Data lines =>
----------

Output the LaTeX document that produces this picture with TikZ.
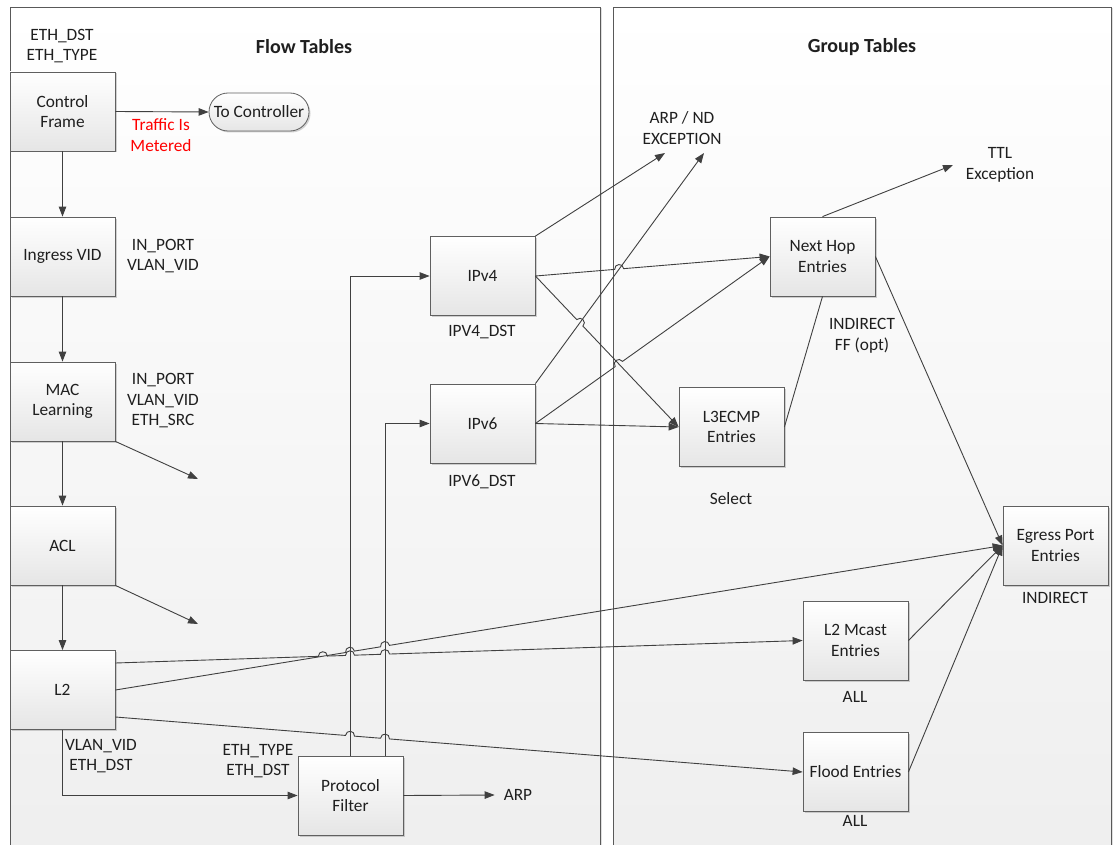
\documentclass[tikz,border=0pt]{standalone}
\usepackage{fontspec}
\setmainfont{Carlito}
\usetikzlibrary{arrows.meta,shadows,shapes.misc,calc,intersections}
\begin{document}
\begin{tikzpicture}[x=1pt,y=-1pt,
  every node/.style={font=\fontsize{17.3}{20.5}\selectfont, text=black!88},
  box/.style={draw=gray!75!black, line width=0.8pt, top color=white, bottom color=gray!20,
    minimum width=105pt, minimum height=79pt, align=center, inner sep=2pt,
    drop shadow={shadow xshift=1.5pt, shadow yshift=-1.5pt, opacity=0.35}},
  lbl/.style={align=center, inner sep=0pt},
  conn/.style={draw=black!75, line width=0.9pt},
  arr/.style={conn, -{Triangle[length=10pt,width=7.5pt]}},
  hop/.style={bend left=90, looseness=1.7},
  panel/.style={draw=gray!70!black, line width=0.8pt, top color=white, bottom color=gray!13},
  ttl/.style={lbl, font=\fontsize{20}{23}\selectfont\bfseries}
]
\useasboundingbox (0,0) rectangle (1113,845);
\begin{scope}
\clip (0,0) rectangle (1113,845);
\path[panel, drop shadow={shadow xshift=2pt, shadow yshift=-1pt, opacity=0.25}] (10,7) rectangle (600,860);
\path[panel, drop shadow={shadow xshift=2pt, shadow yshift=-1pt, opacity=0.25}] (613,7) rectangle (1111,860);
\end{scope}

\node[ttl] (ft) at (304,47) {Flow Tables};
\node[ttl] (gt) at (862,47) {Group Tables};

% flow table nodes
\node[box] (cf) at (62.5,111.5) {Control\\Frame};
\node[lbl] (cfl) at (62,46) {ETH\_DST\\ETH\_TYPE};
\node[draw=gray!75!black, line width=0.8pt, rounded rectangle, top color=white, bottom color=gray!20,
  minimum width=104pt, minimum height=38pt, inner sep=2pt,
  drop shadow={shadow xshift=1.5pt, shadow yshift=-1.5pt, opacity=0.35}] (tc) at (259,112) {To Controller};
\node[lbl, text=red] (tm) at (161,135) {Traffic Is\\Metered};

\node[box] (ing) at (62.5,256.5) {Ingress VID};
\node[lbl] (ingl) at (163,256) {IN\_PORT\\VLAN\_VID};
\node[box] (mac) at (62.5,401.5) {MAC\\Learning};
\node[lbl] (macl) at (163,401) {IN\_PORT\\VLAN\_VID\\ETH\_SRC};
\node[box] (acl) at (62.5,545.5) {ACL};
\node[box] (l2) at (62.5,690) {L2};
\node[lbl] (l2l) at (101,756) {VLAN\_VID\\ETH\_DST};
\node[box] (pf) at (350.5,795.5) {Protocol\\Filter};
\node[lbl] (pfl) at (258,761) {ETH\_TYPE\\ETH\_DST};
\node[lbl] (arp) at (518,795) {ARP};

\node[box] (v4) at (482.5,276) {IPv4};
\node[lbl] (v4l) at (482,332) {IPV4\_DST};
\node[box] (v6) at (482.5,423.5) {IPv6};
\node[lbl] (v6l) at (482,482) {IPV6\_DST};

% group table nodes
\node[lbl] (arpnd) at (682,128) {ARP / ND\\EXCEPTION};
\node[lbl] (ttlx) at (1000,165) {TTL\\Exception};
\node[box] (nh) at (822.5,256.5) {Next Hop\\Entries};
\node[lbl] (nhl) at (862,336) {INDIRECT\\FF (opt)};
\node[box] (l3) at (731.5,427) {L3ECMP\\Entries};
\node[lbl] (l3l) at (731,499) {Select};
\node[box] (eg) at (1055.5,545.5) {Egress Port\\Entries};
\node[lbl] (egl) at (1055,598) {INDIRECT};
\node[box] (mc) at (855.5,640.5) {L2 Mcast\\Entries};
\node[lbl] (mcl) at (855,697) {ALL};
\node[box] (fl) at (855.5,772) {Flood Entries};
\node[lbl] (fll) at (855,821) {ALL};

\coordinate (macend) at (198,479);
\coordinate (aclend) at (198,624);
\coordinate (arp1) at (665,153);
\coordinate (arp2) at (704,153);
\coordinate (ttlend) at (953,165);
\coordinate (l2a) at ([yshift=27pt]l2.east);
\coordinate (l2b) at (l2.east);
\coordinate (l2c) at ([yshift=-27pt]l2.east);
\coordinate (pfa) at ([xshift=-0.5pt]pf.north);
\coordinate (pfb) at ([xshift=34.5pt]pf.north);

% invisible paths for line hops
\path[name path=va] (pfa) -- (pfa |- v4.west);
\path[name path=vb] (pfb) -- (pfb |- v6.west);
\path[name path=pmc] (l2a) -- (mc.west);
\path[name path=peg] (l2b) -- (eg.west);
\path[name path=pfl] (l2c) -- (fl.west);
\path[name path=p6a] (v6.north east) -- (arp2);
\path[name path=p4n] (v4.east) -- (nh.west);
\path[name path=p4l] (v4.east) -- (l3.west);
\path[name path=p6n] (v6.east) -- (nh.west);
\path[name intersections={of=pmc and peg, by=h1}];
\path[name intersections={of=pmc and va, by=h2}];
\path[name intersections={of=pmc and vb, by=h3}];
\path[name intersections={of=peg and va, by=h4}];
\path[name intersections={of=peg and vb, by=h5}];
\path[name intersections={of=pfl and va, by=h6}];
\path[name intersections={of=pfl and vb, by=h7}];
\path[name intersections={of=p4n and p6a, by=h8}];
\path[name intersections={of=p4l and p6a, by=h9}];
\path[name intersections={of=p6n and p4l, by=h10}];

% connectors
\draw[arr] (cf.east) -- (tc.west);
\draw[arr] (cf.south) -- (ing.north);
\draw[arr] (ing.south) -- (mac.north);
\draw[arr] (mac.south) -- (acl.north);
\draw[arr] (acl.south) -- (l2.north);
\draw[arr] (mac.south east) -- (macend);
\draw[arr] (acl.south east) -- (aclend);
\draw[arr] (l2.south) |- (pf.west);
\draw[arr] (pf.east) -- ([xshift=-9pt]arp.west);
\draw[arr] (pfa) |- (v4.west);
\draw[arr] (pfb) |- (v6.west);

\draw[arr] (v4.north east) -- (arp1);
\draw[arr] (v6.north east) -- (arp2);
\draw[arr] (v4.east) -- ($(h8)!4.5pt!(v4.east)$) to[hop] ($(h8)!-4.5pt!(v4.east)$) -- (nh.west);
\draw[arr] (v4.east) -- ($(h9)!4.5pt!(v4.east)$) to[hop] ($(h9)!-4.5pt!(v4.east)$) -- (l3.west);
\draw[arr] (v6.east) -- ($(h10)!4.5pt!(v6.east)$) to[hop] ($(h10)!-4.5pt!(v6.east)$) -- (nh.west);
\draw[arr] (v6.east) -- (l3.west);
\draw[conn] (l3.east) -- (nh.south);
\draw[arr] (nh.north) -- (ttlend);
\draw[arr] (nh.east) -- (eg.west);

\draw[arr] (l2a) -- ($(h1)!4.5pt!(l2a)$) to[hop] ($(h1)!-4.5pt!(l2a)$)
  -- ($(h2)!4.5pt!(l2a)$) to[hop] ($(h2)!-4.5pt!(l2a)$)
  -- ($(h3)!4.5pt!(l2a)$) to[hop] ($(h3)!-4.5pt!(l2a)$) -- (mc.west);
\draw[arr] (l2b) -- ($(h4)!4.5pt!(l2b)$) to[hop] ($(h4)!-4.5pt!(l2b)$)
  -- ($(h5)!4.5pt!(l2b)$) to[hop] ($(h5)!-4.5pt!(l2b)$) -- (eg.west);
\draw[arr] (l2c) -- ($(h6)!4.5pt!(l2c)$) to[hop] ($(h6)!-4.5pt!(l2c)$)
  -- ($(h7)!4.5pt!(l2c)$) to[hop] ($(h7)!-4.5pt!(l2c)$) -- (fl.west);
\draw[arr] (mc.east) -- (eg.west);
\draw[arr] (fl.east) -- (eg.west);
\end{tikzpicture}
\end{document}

----------

What is needed =>
With the pictures left out, restate word for word every line of the data above, from the first down to the line that contains "text=red] (tm) at".

Full answer =>
Output the LaTeX document that produces this picture with TikZ.
\documentclass[tikz,border=0pt]{standalone}
\usepackage{fontspec}
\setmainfont{Carlito}
\usetikzlibrary{arrows.meta,shadows,shapes.misc,calc,intersections}
\begin{document}
\begin{tikzpicture}[x=1pt,y=-1pt,
  every node/.style={font=\fontsize{17.3}{20.5}\selectfont, text=black!88},
  box/.style={draw=gray!75!black, line width=0.8pt, top color=white, bottom color=gray!20,
    minimum width=105pt, minimum height=79pt, align=center, inner sep=2pt,
    drop shadow={shadow xshift=1.5pt, shadow yshift=-1.5pt, opacity=0.35}},
  lbl/.style={align=center, inner sep=0pt},
  conn/.style={draw=black!75, line width=0.9pt},
  arr/.style={conn, -{Triangle[length=10pt,width=7.5pt]}},
  hop/.style={bend left=90, looseness=1.7},
  panel/.style={draw=gray!70!black, line width=0.8pt, top color=white, bottom color=gray!13},
  ttl/.style={lbl, font=\fontsize{20}{23}\selectfont\bfseries}
]
\useasboundingbox (0,0) rectangle (1113,845);
\begin{scope}
\clip (0,0) rectangle (1113,845);
\path[panel, drop shadow={shadow xshift=2pt, shadow yshift=-1pt, opacity=0.25}] (10,7) rectangle (600,860);
\path[panel, drop shadow={shadow xshift=2pt, shadow yshift=-1pt, opacity=0.25}] (613,7) rectangle (1111,860);
\end{scope}

\node[ttl] (ft) at (304,47) {Flow Tables};
\node[ttl] (gt) at (862,47) {Group Tables};

% flow table nodes
\node[box] (cf) at (62.5,111.5) {Control\\Frame};
\node[lbl] (cfl) at (62,46) {ETH\_DST\\ETH\_TYPE};
\node[draw=gray!75!black, line width=0.8pt, rounded rectangle, top color=white, bottom color=gray!20,
  minimum width=104pt, minimum height=38pt, inner sep=2pt,
  drop shadow={shadow xshift=1.5pt, shadow yshift=-1.5pt, opacity=0.35}] (tc) at (259,112) {To Controller};
\node[lbl, text=red] (tm) at (161,135) {Traffic Is\\Metered};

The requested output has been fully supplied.